# OBJECTIVE
Skip every image and restate the data word for word.

# RECORDED INFORMATION
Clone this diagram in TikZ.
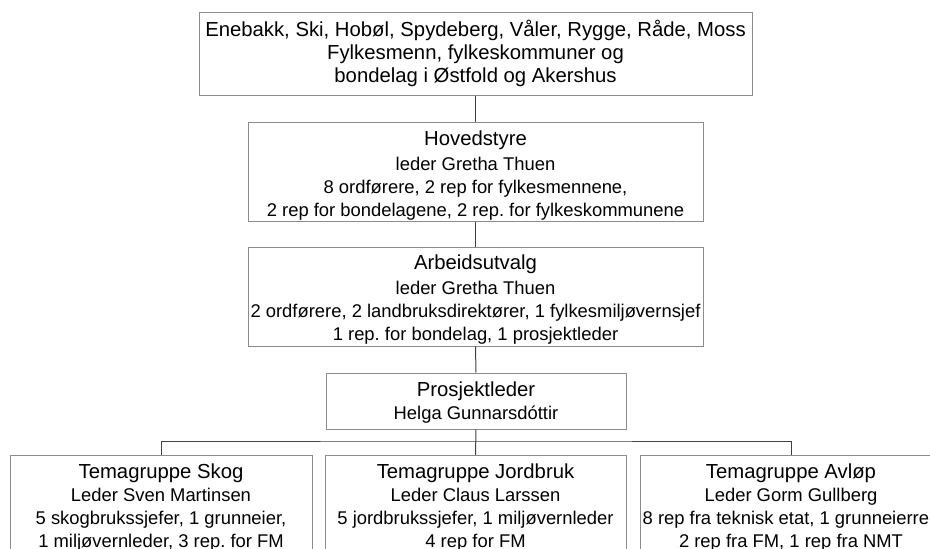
\documentclass[tikz,border=0pt]{standalone}
\usepackage{fontspec}
\setmainfont{Liberation Sans}
\frenchspacing
\begin{document}
\begin{tikzpicture}[x=1pt,y=-1pt,
  box/.style={draw=boxgray, line width=1pt, inner sep=0pt, anchor=center},
  txt/.style={align=center, inner sep=0pt, anchor=center, font=\fontsize{20.3}{23}\selectfont},
  conn/.style={draw=conngray, line width=1pt},
]
\definecolor{boxgray}{RGB}{140,140,140}
\definecolor{conngray}{RGB}{64,64,64}
\newcommand{\bodytxt}{\fontsize{18.4}{22.5}\selectfont}
\useasboundingbox (0,0) rectangle (930,549);
\clip (0,0) rectangle (930,549);
\fill[white] (0,0) rectangle (930,549);

\node[box, minimum width=553, minimum height=83] (top) at (475.5,53.5) {};
\node[txt] (toptxt) at (top.center)
  {Enebakk, Ski, Hobøl, Spydeberg, Våler, Rygge, Råde, Moss\\Fylkesmenn, fylkeskommuner og\\bondelag i Østfold og Akershus};

\node[box, minimum width=455, minimum height=99] (hoved) at (475.5,171.5) {};
\node[txt] (hovedtxt) at ([yshift=-4pt]hoved.center)
  {Hovedstyre\\[2pt]{\bodytxt leder Gretha Thuen}\\{\bodytxt 8 ordførere, 2 rep for fylkesmennene,}\\{\bodytxt 2 rep for bondelagene, 2 rep. for fylkeskommunene}};

\node[box, minimum width=455, minimum height=99] (arb) at (475.5,296.5) {};
\node[txt] (arbtxt) at ([yshift=-3pt]arb.center)
  {Arbeidsutvalg\\[2pt]{\bodytxt leder Gretha Thuen}\\{\bodytxt 2 ordførere, 2 landbruksdirektører, 1 fylkesmiljøvernsjef}\\{\bodytxt 1 rep. for bondelag, 1 prosjektleder}};

\node[box, minimum width=300, minimum height=56] (prosj) at (476,401) {};
\node[txt] (prosjtxt) at ([yshift=-2pt]prosj.center)
  {Prosjektleder\\{\bodytxt Helga Gunnarsdóttir}};

\node[box, minimum width=302, minimum height=105, anchor=north] (skog) at (161,455) {};
\node[txt, anchor=north] (skogtxt) at ([yshift=-9pt]skog.north)
  {Temagruppe Skog\\{\bodytxt Leder Sven Martinsen}\\{\bodytxt 5 skogbrukssjefer, 1 grunneier,}\\{\bodytxt 1 miljøvernleder, 3 rep. for FM}};

\node[box, minimum width=301, minimum height=105, anchor=north] (jord) at (475.5,455) {};
\node[txt, anchor=north] (jordtxt) at ([yshift=-9pt]jord.north)
  {Temagruppe Jordbruk\\{\bodytxt Leder Claus Larssen}\\{\bodytxt 5 jordbrukssjefer, 1 miljøvernleder}\\{\bodytxt 4 rep for FM}};

\node[box, minimum width=302, minimum height=105, anchor=north] (avlop) at (791,455) {};
\node[txt, anchor=north] (avloptxt) at ([yshift=-9pt]avlop.north)
  {Temagruppe Avløp\\{\bodytxt Leder Gorm Gullberg}\\{\bodytxt 8 rep fra teknisk etat, 1 grunneierrep}\\{\bodytxt 2 rep fra FM, 1 rep fra NMT}};

\coordinate (bus) at (476,441);

\draw[conn] (top.south) -- (hoved.north);
\draw[conn] (hoved.south) -- (arb.north);
\draw[conn] (arb.south) -- (prosj.north);
\draw[conn] (prosj.south) -- (jord.north);
\draw[conn] (skog.north) |- (bus) -| (avlop.north);
\end{tikzpicture}
\end{document}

# EXPECTED ANSWER
Clone this diagram in TikZ.
\documentclass[tikz,border=0pt]{standalone}
\usepackage{fontspec}
\setmainfont{Liberation Sans}
\frenchspacing
\begin{document}
\begin{tikzpicture}[x=1pt,y=-1pt,
  box/.style={draw=boxgray, line width=1pt, inner sep=0pt, anchor=center},
  txt/.style={align=center, inner sep=0pt, anchor=center, font=\fontsize{20.3}{23}\selectfont},
  conn/.style={draw=conngray, line width=1pt},
]
\definecolor{boxgray}{RGB}{140,140,140}
\definecolor{conngray}{RGB}{64,64,64}
\newcommand{\bodytxt}{\fontsize{18.4}{22.5}\selectfont}
\useasboundingbox (0,0) rectangle (930,549);
\clip (0,0) rectangle (930,549);
\fill[white] (0,0) rectangle (930,549);

\node[box, minimum width=553, minimum height=83] (top) at (475.5,53.5) {};
\node[txt] (toptxt) at (top.center)
  {Enebakk, Ski, Hobøl, Spydeberg, Våler, Rygge, Råde, Moss\\Fylkesmenn, fylkeskommuner og\\bondelag i Østfold og Akershus};

\node[box, minimum width=455, minimum height=99] (hoved) at (475.5,171.5) {};
\node[txt] (hovedtxt) at ([yshift=-4pt]hoved.center)
  {Hovedstyre\\[2pt]{\bodytxt leder Gretha Thuen}\\{\bodytxt 8 ordførere, 2 rep for fylkesmennene,}\\{\bodytxt 2 rep for bondelagene, 2 rep. for fylkeskommunene}};

\node[box, minimum width=455, minimum height=99] (arb) at (475.5,296.5) {};
\node[txt] (arbtxt) at ([yshift=-3pt]arb.center)
  {Arbeidsutvalg\\[2pt]{\bodytxt leder Gretha Thuen}\\{\bodytxt 2 ordførere, 2 landbruksdirektører, 1 fylkesmiljøvernsjef}\\{\bodytxt 1 rep. for bondelag, 1 prosjektleder}};

\node[box, minimum width=300, minimum height=56] (prosj) at (476,401) {};
\node[txt] (prosjtxt) at ([yshift=-2pt]prosj.center)
  {Prosjektleder\\{\bodytxt Helga Gunnarsdóttir}};

\node[box, minimum width=302, minimum height=105, anchor=north] (skog) at (161,455) {};
\node[txt, anchor=north] (skogtxt) at ([yshift=-9pt]skog.north)
  {Temagruppe Skog\\{\bodytxt Leder Sven Martinsen}\\{\bodytxt 5 skogbrukssjefer, 1 grunneier,}\\{\bodytxt 1 miljøvernleder, 3 rep. for FM}};

\node[box, minimum width=301, minimum height=105, anchor=north] (jord) at (475.5,455) {};
\node[txt, anchor=north] (jordtxt) at ([yshift=-9pt]jord.north)
  {Temagruppe Jordbruk\\{\bodytxt Leder Claus Larssen}\\{\bodytxt 5 jordbrukssjefer, 1 miljøvernleder}\\{\bodytxt 4 rep for FM}};

\node[box, minimum width=302, minimum height=105, anchor=north] (avlop) at (791,455) {};
\node[txt, anchor=north] (avloptxt) at ([yshift=-9pt]avlop.north)
  {Temagruppe Avløp\\{\bodytxt Leder Gorm Gullberg}\\{\bodytxt 8 rep fra teknisk etat, 1 grunneierrep}\\{\bodytxt 2 rep fra FM, 1 rep fra NMT}};

\coordinate (bus) at (476,441);

\draw[conn] (top.south) -- (hoved.north);
\draw[conn] (hoved.south) -- (arb.north);
\draw[conn] (arb.south) -- (prosj.north);
\draw[conn] (prosj.south) -- (jord.north);
\draw[conn] (skog.north) |- (bus) -| (avlop.north);
\end{tikzpicture}
\end{document}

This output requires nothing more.